§ Job: Only the lines from the start of the data through the line containing "const hatchStart = 38.17;" should be written out, exactly as they are, with both ends included and the pictures left out.

☆ ☆ ☆

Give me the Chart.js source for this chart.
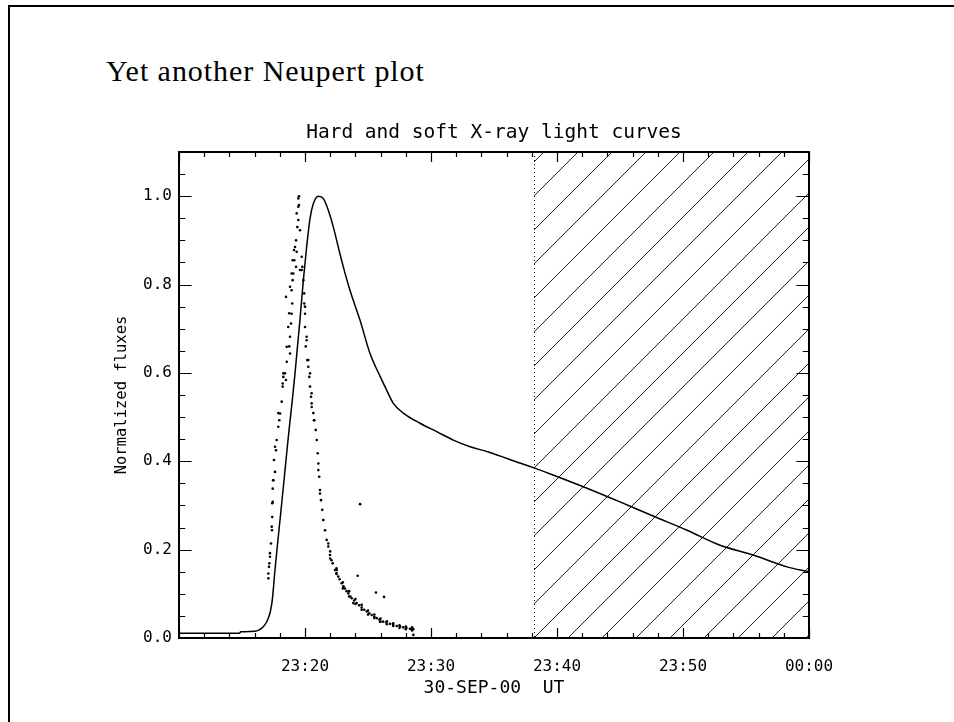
<!DOCTYPE html>
<html>
<head>
<meta charset="utf-8">
<script src="https://cdn.jsdelivr.net/npm/chart.js@4.4.1/dist/chart.umd.min.js"></script>
<style>
  html, body { margin: 0; padding: 0; width: 954px; height: 722px; overflow: hidden; background: #fff; }
  #frame { position: absolute; left: 8px; top: 5px; width: 2000px; height: 2000px; border: 2px solid #000; }
  #slideTitle { position: absolute; left: 106px; top: 56px; font-family: "Liberation Serif", "Times New Roman", serif;
    font-size: 30px; line-height: 30px; letter-spacing: 0.95px; color: #000; white-space: nowrap; }
  #wrap { position: absolute; left: 100px; top: 100px; width: 788px; height: 622px; }
</style>
</head>
<body>
<div id="frame"></div>
<div id="slideTitle">Yet another Neupert plot</div>
<div id="wrap"><canvas id="myChart"></canvas></div>
<script>
const ctx = document.getElementById('myChart').getContext('2d');

// time in minutes after 23:00 UT (60 = 00:00)
const xMin = 10;
const xMax = 60;
const xTickValues = [20, 30, 40, 50, 60];
const yTickValues = [0, 0.2, 0.4, 0.6, 0.8, 1.0];
const hatchStart = 38.17; // start of the hatched (no data) interval

// soft X-ray (solid line)
const sxrTime = [10.0, 14.8, 14.9, 16.0, 16.4, 16.8, 17.1, 17.25, 17.4, 17.62, 17.9, 18.17, 18.45, 18.73,
  19.0, 19.21, 19.6, 19.87, 20.13, 20.4, 20.66, 21.06, 21.45, 21.85, 22.25, 22.64, 23.04, 23.57,
  24.37, 25.16, 26.0, 26.48, 27.01, 27.8, 29.13, 30.45, 31.77, 33.1, 34.55, 37.06, 38.17, 39.68,
  42.38, 45.0, 47.62, 50.32, 52.94, 55.56, 58.25, 60.0];
const sxrFlux = [0.011, 0.011, 0.014, 0.015, 0.019, 0.029, 0.046, 0.060, 0.085, 0.155, 0.235, 0.31, 0.39, 0.47,
  0.54, 0.60, 0.72, 0.81, 0.885, 0.95, 0.983, 1.0, 0.995, 0.968, 0.93, 0.885, 0.84, 0.787,
  0.719, 0.644, 0.59, 0.561, 0.531, 0.509, 0.486, 0.467, 0.448, 0.433, 0.421, 0.396, 0.385, 0.369,
  0.339, 0.308, 0.276, 0.244, 0.21, 0.188, 0.161, 0.15];

// hard X-ray (dots)
const hxrTime = [
  17.09, 17.09, 17.17, 17.22, 17.30, 17.38, 17.40, 17.44, 17.44, 17.48, 17.62, 17.54, 17.70, 17.75,
  17.96, 17.88, 18.15, 18.23, 18.49, 18.28, 18.41, 18.55, 18.81, 18.75, 18.81, 18.89, 18.94, 18.99,
  18.49, 18.94, 19.02, 19.07, 19.29, 19.15, 19.34, 19.21, 19.60, 19.47, 19.34, 19.52, 19.47, 19.52,
  19.74, 19.79, 19.74, 19.94, 19.94, 20.00, 20.00, 20.13, 20.06, 20.18, 20.26, 20.34, 20.40, 20.48,
  20.53, 20.53, 20.66, 20.74, 20.85, 20.93, 21.01, 21.06, 21.13, 21.19, 21.27, 21.37, 21.45, 21.59,
  21.72, 21.85, 21.98, 22.20, 22.38, 22.64, 22.91, 23.17, 23.44, 23.71, 24.10, 24.50, 24.90, 25.29,
  25.69, 26.21, 26.75, 27.28, 27.80, 28.33, 28.60,
  24.37, 24.18, 25.63, 26.27, 28.60,
  19.47, 19.39, 19.29, 19.13, 19.02, 19.60, 19.87, 18.94, 18.81, 20.00, 18.75, 18.67, 20.13, 18.55,
  20.26, 18.28, 18.23, 20.40, 20.53, 18.02, 20.71, 17.88, 17.62, 17.48, 17.40, 17.36, 17.22, 17.14,
  21.06, 21.19, 21.45, 21.85, 22.51, 23.04, 23.83, 25.95,
  22.1, 22.5, 22.75, 23.05, 23.3, 23.6, 23.9, 24.3, 24.7, 25.1, 25.5, 25.9, 26.45, 27.0, 27.55, 28.05, 28.45,
  22.0, 22.5, 23.0, 23.5, 24.0, 24.5, 25.0, 25.5, 26.0, 26.5, 27.0, 27.5, 28.0, 28.5,
  22.0, 22.5, 23.0, 23.5, 24.0, 24.5, 25.0, 25.5, 26.0, 26.5, 27.0, 27.5, 28.0, 28.5];
const hxrFlux = [
  0.135, 0.146, 0.169, 0.184, 0.214, 0.244, 0.274, 0.308, 0.338, 0.357, 0.376, 0.403, 0.425, 0.448,
  0.493, 0.509, 0.535, 0.569, 0.584, 0.591, 0.599, 0.625, 0.644, 0.660, 0.682, 0.712, 0.734, 0.757,
  0.772, 0.787, 0.810, 0.825, 0.840, 0.855, 0.874, 0.885, 0.923, 0.946, 0.961, 0.980, 0.995, 1.000,
  0.863, 0.840, 0.833, 0.780, 0.757, 0.734, 0.704, 0.682, 0.660, 0.629, 0.614, 0.591, 0.569, 0.546,
  0.523, 0.531, 0.509, 0.493, 0.471, 0.448, 0.418, 0.395, 0.365, 0.335, 0.312, 0.290, 0.267, 0.244,
  0.222, 0.207, 0.188, 0.169, 0.154, 0.139, 0.124, 0.112, 0.101, 0.090, 0.079, 0.069, 0.060, 0.052,
  0.045, 0.037, 0.032, 0.027, 0.024, 0.021, 0.020,
  0.303, 0.141, 0.103, 0.093, 0.007,
  0.976, 0.930, 0.900, 0.878, 0.855, 0.833, 0.810, 0.825, 0.795, 0.750, 0.735, 0.704, 0.674, 0.659,
  0.629, 0.599, 0.576, 0.599, 0.554, 0.508, 0.493, 0.478, 0.433, 0.357, 0.305, 0.252, 0.192, 0.161,
  0.380, 0.327, 0.267, 0.214, 0.154, 0.116, 0.079, 0.037,
  0.176, 0.147, 0.133, 0.117, 0.106, 0.094, 0.085, 0.074, 0.064, 0.056, 0.048, 0.042, 0.035, 0.030, 0.026, 0.023, 0.021,
  0.196, 0.158, 0.126, 0.106, 0.088, 0.075, 0.062, 0.053, 0.044, 0.038, 0.033, 0.029, 0.026, 0.024,
  0.180, 0.145, 0.112, 0.094, 0.077, 0.064, 0.053, 0.045, 0.037, 0.031, 0.027, 0.023, 0.020, 0.017];

const monoFont = '"DejaVu Sans Mono", monospace';

function timeLabel(v) {
  const h = (23 + Math.floor(v / 60)) % 24;
  const m = Math.round(v % 60);
  return String(h).padStart(2, '0') + ':' + String(m).padStart(2, '0');
}

// centre the plot title over the plot box instead of the whole canvas
const titleOverPlot = {
  id: 'titleOverPlot',
  afterLayout(chart) {
    const tb = chart.titleBlock;
    if (!tb) return;
    tb.left = chart.chartArea.left;
    tb.right = chart.chartArea.right;
    tb.width = tb.right - tb.left;
  }
};

// hatched region + dotted line at its start
const hatchPlugin = {
  id: 'hatch',
  beforeDatasetsDraw(chart) {
    const {ctx, chartArea: a, scales: {x}} = chart;
    const x0 = x.getPixelForValue(hatchStart);
    ctx.save();
    ctx.beginPath();
    ctx.rect(x0, a.top, a.right - x0, a.bottom - a.top);
    ctx.clip();
    ctx.strokeStyle = '#000';
    ctx.lineWidth = 0.9;
    ctx.beginPath();
    const step = 34;
    let c = x0 + a.bottom;
    while (c > x0 + a.top) c -= step;
    for (; c < a.right + a.bottom + step; c += step) {
      ctx.moveTo(c - a.bottom, a.bottom);
      ctx.lineTo(c - a.top, a.top);
    }
    ctx.stroke();
    ctx.restore();

    ctx.save();
    ctx.strokeStyle = '#000';
    ctx.lineWidth = 1;
    ctx.setLineDash([1, 3]);
    ctx.beginPath();
    ctx.moveTo(Math.round(x0) + 0.5, a.top);
    ctx.lineTo(Math.round(x0) + 0.5, a.bottom);
    ctx.stroke();
    ctx.restore();
  }
};

// box frame with inward major/minor ticks on all four sides
const frameTicks = {
  id: 'frameTicks',
  afterDatasetsDraw(chart) {
    const {ctx, chartArea: a, scales: {x, y}} = chart;
    ctx.save();
    ctx.strokeStyle = '#000';
    ctx.lineWidth = 1.2;
    ctx.beginPath();
    for (let t = xMin; t <= xMax + 1e-6; t += 2) {
      const px = Math.round(x.getPixelForValue(t)) + 0.5;
      const len = t % 10 === 0 ? 10 : 5;
      ctx.moveTo(px, a.bottom); ctx.lineTo(px, a.bottom - len);
      ctx.moveTo(px, a.top); ctx.lineTo(px, a.top + len);
    }
    for (let i = 0; i <= 22; i++) {
      const py = Math.round(y.getPixelForValue(i * 0.05)) + 0.5;
      const len = i % 4 === 0 ? 12.6 : 6.3;
      ctx.moveTo(a.left, py); ctx.lineTo(a.left + len, py);
      ctx.moveTo(a.right, py); ctx.lineTo(a.right - len, py);
    }
    ctx.stroke();
    ctx.lineWidth = 2;
    ctx.strokeRect(a.left, a.top, a.right - a.left, a.bottom - a.top);
    ctx.restore();
  }
};

const myChart = new Chart(ctx, {
  type: 'scatter',
  data: {
    datasets: [{
      label: 'Soft X-ray',
      data: sxrTime.map((t, i) => ({x: t, y: sxrFlux[i]})),
      showLine: true,
      borderColor: '#000',
      borderWidth: 1.5,
      pointRadius: 0,
      cubicInterpolationMode: 'monotone',
      order: 2
    }, {
      label: 'Hard X-ray',
      data: hxrTime.map((t, i) => ({x: t, y: hxrFlux[i]})),
      showLine: false,
      pointRadius: 1.3,
      pointBackgroundColor: '#000',
      pointBorderWidth: 0,
      order: 1
    }]
  },
  options: {
    responsive: true,
    maintainAspectRatio: false,
    devicePixelRatio: 1,
    animation: false,
    layout: { padding: { left: 0, right: 79, top: 0, bottom: 0 } },
    plugins: {
      legend: { display: false },
      tooltip: { enabled: false },
      title: {
        display: true,
        text: 'Hard and soft X-ray light curves',
        color: '#000',
        font: { family: monoFont, size: 19.5, weight: 'normal' },
        padding: { top: 21, bottom: 7.6 }
      }
    },
    scales: {
      x: {
        type: 'linear',
        min: xMin,
        max: xMax,
        afterBuildTicks: (s) => { s.ticks = xTickValues.map(v => ({value: v})); },
        afterFit: (s) => { s.height = 84; },
        grid: { display: false, drawTicks: false },
        border: { display: false },
        ticks: {
          color: '#000',
          padding: 19,
          maxRotation: 0,
          font: { family: monoFont, size: 16 },
          callback: (v) => timeLabel(v)
        },
        title: {
          display: true,
          text: '30-SEP-00  UT',
          color: '#000',
          font: { family: monoFont, size: 18 },
          padding: { top: 0, bottom: 22.7 }
        }
      },
      y: {
        min: 0,
        max: 1.1,
        afterBuildTicks: (s) => { s.ticks = yTickValues.map(v => ({value: v})); },
        afterFit: (s) => { s.width = 79; },
        grid: { display: false, drawTicks: false },
        border: { display: false },
        ticks: {
          color: '#000',
          padding: 7,
          font: { family: monoFont, size: 16 },
          callback: (v) => v.toFixed(1)
        },
        title: {
          display: true,
          text: 'Normalized fluxes',
          color: '#000',
          font: { family: monoFont, size: 15.5 },
          padding: { top: 13, bottom: 0 }
        }
      }
    }
  },
  plugins: [titleOverPlot, hatchPlugin, frameTicks]
});
</script>
</body>
</html>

☆ ☆ ☆

§ Complete response:
Give me the Chart.js source for this chart.
<!DOCTYPE html>
<html>
<head>
<meta charset="utf-8">
<script src="https://cdn.jsdelivr.net/npm/chart.js@4.4.1/dist/chart.umd.min.js"></script>
<style>
  html, body { margin: 0; padding: 0; width: 954px; height: 722px; overflow: hidden; background: #fff; }
  #frame { position: absolute; left: 8px; top: 5px; width: 2000px; height: 2000px; border: 2px solid #000; }
  #slideTitle { position: absolute; left: 106px; top: 56px; font-family: "Liberation Serif", "Times New Roman", serif;
    font-size: 30px; line-height: 30px; letter-spacing: 0.95px; color: #000; white-space: nowrap; }
  #wrap { position: absolute; left: 100px; top: 100px; width: 788px; height: 622px; }
</style>
</head>
<body>
<div id="frame"></div>
<div id="slideTitle">Yet another Neupert plot</div>
<div id="wrap"><canvas id="myChart"></canvas></div>
<script>
const ctx = document.getElementById('myChart').getContext('2d');

// time in minutes after 23:00 UT (60 = 00:00)
const xMin = 10;
const xMax = 60;
const xTickValues = [20, 30, 40, 50, 60];
const yTickValues = [0, 0.2, 0.4, 0.6, 0.8, 1.0];
const hatchStart = 38.17; // start of the hatched (no data) interval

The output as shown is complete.